Revisited Convergence of Dolev et al BFS Spanning Tree Algorithm
Karine Altisen, Marius Bozga
TL;DR
The paper tackles the convergence of Dolev et al's BFS spanning tree algorithm under the most general execution model with an unfair daemon. It introduces a novel, constructive convergence proof built around a carefully designed potential function and a structured decomposition of steps, all formalized and certified in the PADEC Coq framework. The authors report a substantial Coq development (about $5{,}155$ lines) and demonstrate that the approach yields a sound constructive termination argument even with unbounded variables. This work not only validates the algorithm under broad conditions but also showcases PADEC's capability to handle complex distributed proofs, with implications for future complexity analyses of self-stabilizing algorithms.
Abstract
We provide a constructive proof for the convergence of Dolev et al's BFS spanning tree algorithm running under the general assumption of an unfair daemon.

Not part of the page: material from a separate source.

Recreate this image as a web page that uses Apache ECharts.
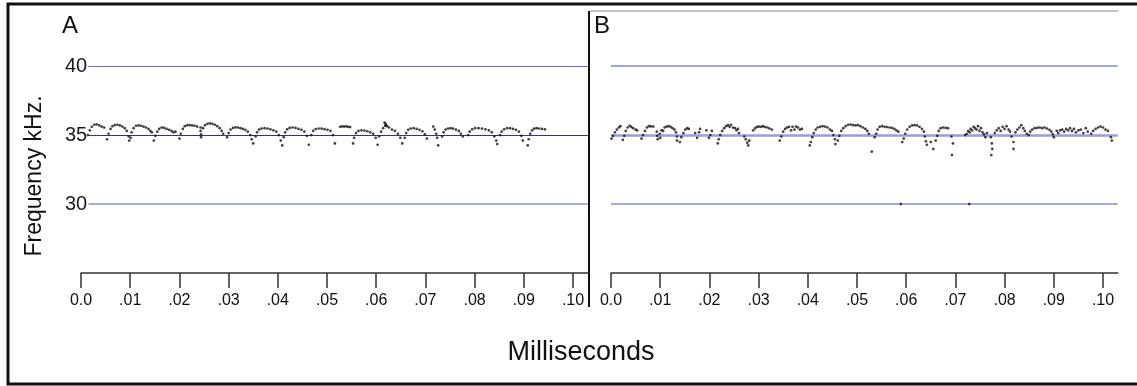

Already known proofs of this algorithm are either using non-constructive principles (e.g., proofs by contradiction) or are restricted to less general execution daemons (e.g., weakly fair). In this work, we address these limitations by defining the well-founded orders and potential functions ensuring convergence in the general case. The proof has been fully formalized in PADEC, a Coq-based framework for certification of self-stabilization algorithm.